AFFRONTARE IL CORONAVIRUS. UN TRIPLO SALTO MORTALE
In questi giorni, con l’allentamento della morsa dell’epidemia del Coronavirus, in Italia si sta pensando alla ripartenza. Il governo ha messo in campo una squadra di esperti capitanata da Vittorio Colao con l’incarico di individuare interventi da effettuare nell’immediato ma, soprattutto, di disegnare le rotte per il futuro del paese. Saggia decisione. Se per la lotta contro il Coronavirus ci si è affidati all’esperienza di scienziati, medici, operatori sanitari, ora si ricorre a economisti, manager, statistici, tecnologi, sociologi, psicologi, banchieri. Abbiamo finalmente capito che il nostro destino non può essere più affidato alla pancia ma al cervello, e che dobbiamo superare rapidamente il paradigma che ci ha portato all’ubriacatura dell’ “uno vale uno”, al discredito degli esperti, allo smantellamento delle strutture culturali e sanitarie pubbliche. Ma questo benvenuto cambio di paradigma sarà sufficiente per assicurarci un radioso futuro? Per tentare di dare una risposta a questa domanda dobbiamo prendere atto della realtà sotto i nostri occhi. La struttura socio-economica italiana è molto fragile: bassa produttività delle imprese, aumento della povertà, pochi laureati, ritardi nel digitale, burocrazia inefficiente, divario Nord Sud, criminalità organizzata, ambiente e infrastrutture degradate, struttura sociale fragile – e si potrebbe continuare a lungo. A livello globale, e quindi ovviamente anche nel nostro paese, il modello di riferimento dominante è quello del liberismo che si basa sulla disuguaglianza e sul consumismo. Questo modello, che impropriamente viene chiamato modello di sviluppo, sta portando il pianeta verso una crisi ambientale e sociale. Il sistematico fallimento delle conferenze mondiali sul clima – ultima quella di Madrid del 2019 – mostrano che i singoli individui e coloro che li governano fanno orecchie da mercante rispetto a quello che la comunità scientifica dimostra da decenni, e che il messaggio di Greta Thunberg non entra nelle coscienze e nelle istituzioni.

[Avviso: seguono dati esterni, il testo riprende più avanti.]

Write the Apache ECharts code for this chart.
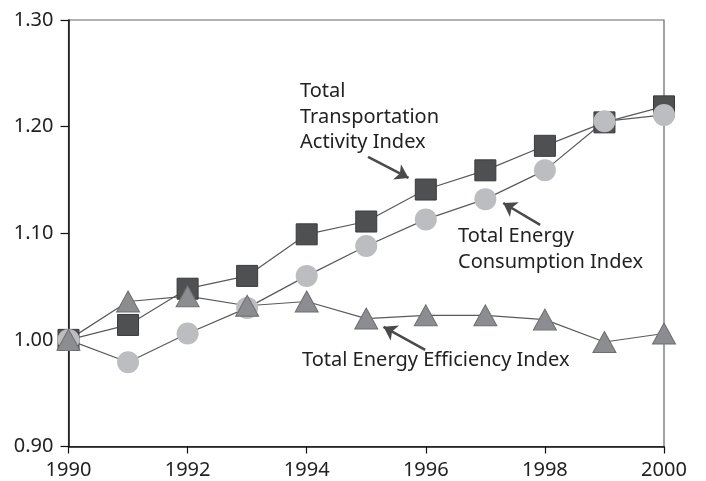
<!DOCTYPE html>
<html lang="en">
<head>
    <meta charset="UTF-8">
    <title>Transportation indices</title>
    <script src="https://cdn.jsdelivr.net/npm/echarts@6/dist/echarts.min.js"></script>
    <style>
        body, html { margin: 0; padding: 0; background: #fff; }
        #chart { width: 706px; height: 481px; }
    </style>
</head>
<body>
<div id="chart"></div>
<script>
    // data
    let years = [1990, 1991, 1992, 1993, 1994, 1995, 1996, 1997, 1998, 1999, 2000];
    let activity = [1.000, 1.014, 1.048, 1.060, 1.099, 1.111, 1.141, 1.159, 1.182, 1.204, 1.219];
    let consumption = [1.000, 0.979, 1.006, 1.030, 1.060, 1.088, 1.113, 1.132, 1.159, 1.205, 1.211];
    let efficiency = [1.000, 1.036, 1.041, 1.032, 1.036, 1.020, 1.023, 1.023, 1.019, 0.998, 1.006];

    const FONT = "Noto Sans";
    const LINE = "#5a5a5a";

    function pairs(vals) {
        return vals.map((v, i) => [years[i], v]);
    }

    function arrow(from, to) {
        return [{coord: from}, {coord: to}];
    }

    let chart = echarts.init(document.getElementById("chart"));

    let options = {
        animation: false,
        grid: {
            left: 68.5, right: 42, top: 20, bottom: 34.5,
            show: true, borderColor: "#666", borderWidth: 1.2
        },
        xAxis: {
            type: "value", min: 1990, max: 2000, interval: 2,
            axisLine: {lineStyle: {color: "#111", width: 1.5}},
            axisTick: {length: 7, lineStyle: {color: "#111", width: 1.2}},
            axisLabel: {
                color: "#222", fontSize: 20, fontFamily: FONT, margin: 14,
                formatter: v => String(v)
            },
            splitLine: {show: false}
        },
        yAxis: {
            type: "value", min: 0.9, max: 1.3, interval: 0.1,
            axisLine: {show: true, lineStyle: {color: "#111", width: 1.5}},
            axisTick: {show: true, length: 8, lineStyle: {color: "#111", width: 1.2}},
            axisLabel: {
                color: "#222", fontSize: 20, fontFamily: FONT, margin: 15,
                formatter: v => v.toFixed(2)
            },
            splitLine: {show: false}
        },
        series: [
            {
                name: "Total Transportation Activity Index",
                type: "line", data: pairs(activity),
                symbol: "rect", symbolSize: 21,
                lineStyle: {color: LINE, width: 1.2},
                itemStyle: {color: "#4f5052", borderColor: "#3a3a3a", borderWidth: 1},
                markLine: {
                    silent: true, symbol: ["none", "arrow"], symbolSize: 13,
                    label: {show: false},
                    lineStyle: {color: "#4a4a4a", width: 2.5, type: "solid"},
                    data: [
                        arrow([1995.03, 1.1716], [1995.71, 1.1519]),
                        arrow([1997.92, 1.1078], [1997.30, 1.1284]),
                        arrow([1995.99, 0.9906], [1995.29, 1.0122])
                    ]
                }
            },
            {
                name: "Total Energy Consumption Index",
                type: "line", data: pairs(consumption),
                symbol: "circle", symbolSize: 22,
                lineStyle: {color: LINE, width: 1.2},
                itemStyle: {color: "#bcbdc0", borderWidth: 0}
            },
            {
                name: "Total Energy Efficiency Index",
                type: "line", data: pairs(efficiency),
                symbol: "triangle", symbolSize: [23, 21],
                lineStyle: {color: LINE, width: 1.2},
                itemStyle: {color: "#8c8d90", borderColor: "#6e6e70", borderWidth: 1}
            }
        ],
        graphic: [
            {
                type: "text", left: 300, top: 79,
                style: {
                    text: "Total\nTransportation\nActivity Index",
                    font: "20px '" + FONT + "'", fill: "#222", lineHeight: 25.5
                }
            },
            {
                type: "text", left: 458, top: 223,
                style: {
                    text: "Total Energy\nConsumption Index",
                    font: "20px '" + FONT + "'", fill: "#222", lineHeight: 26
                }
            },
            {
                type: "text", left: 302, top: 350,
                style: {
                    text: "Total Energy Efficiency Index",
                    font: "20px '" + FONT + "'", fill: "#222"
                }
            }
        ]
    };

    chart.setOption(options);
</script>
</body>
</html>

Ora alcuni pensano che la parola d’ordine sia “ripartire a guerra finita”, parola d’ordine declinata come “riprendiamo a fare quello che facevamo prima”, ritorniamo ad aprire le fabbriche, i negozi, gli alberghi, come dopo un risveglio da un brutto sogno per poi riprendere la vita di prima. Ma ciò non sarà possibile. La guerra del Coronavirus lascerà sul campo morti (non soltanto in senso metaforico) e feriti (disoccupati, nuovi poveri, tensioni sociali che si spera non sfocino in problemi di ordine pubblico). Il vecchio modello non funziona più, ci sarà bisogno di costruirne uno tutto nuovo. La sfida sarà dunque quella di mettere in campo le energie migliori – e questo lo abbiamo fatto con gli esperti di sanità.
Ma ciò non basta. Sarà necessario che gli individui sappiano reinventarsi, rivedere i propri modi di vivere, i valori, siano capaci di definire con occhi nuovi i veri bisogni riscoprendo la solidarietà e facendo ricorso al coraggio ed all’innovatività che caratterizza il popolo italiano. Soltanto la saldatura tra una leadership adeguata, e un popolo che saprà far tesoro dell’amara esperienza vissuta, consentirà di uscire da questa crisi epocale, come dopo la Seconda guerra mondiale. Dunque un triplo salto mortale: fare tesoro delle lezioni imparate durante la crisi (per esempio il lavoro da casa) e puntare sulle competenze; affrontare con solidarietà la diminuzione della ricchezza (si prevede una significativa riduzione del Pil); rivedere a fondo i nostri stili di vita in un nuovo e sostenibile rapporto tra uomo e natura. E le parole di papa Francesco saranno un’utile fonte di ispirazione.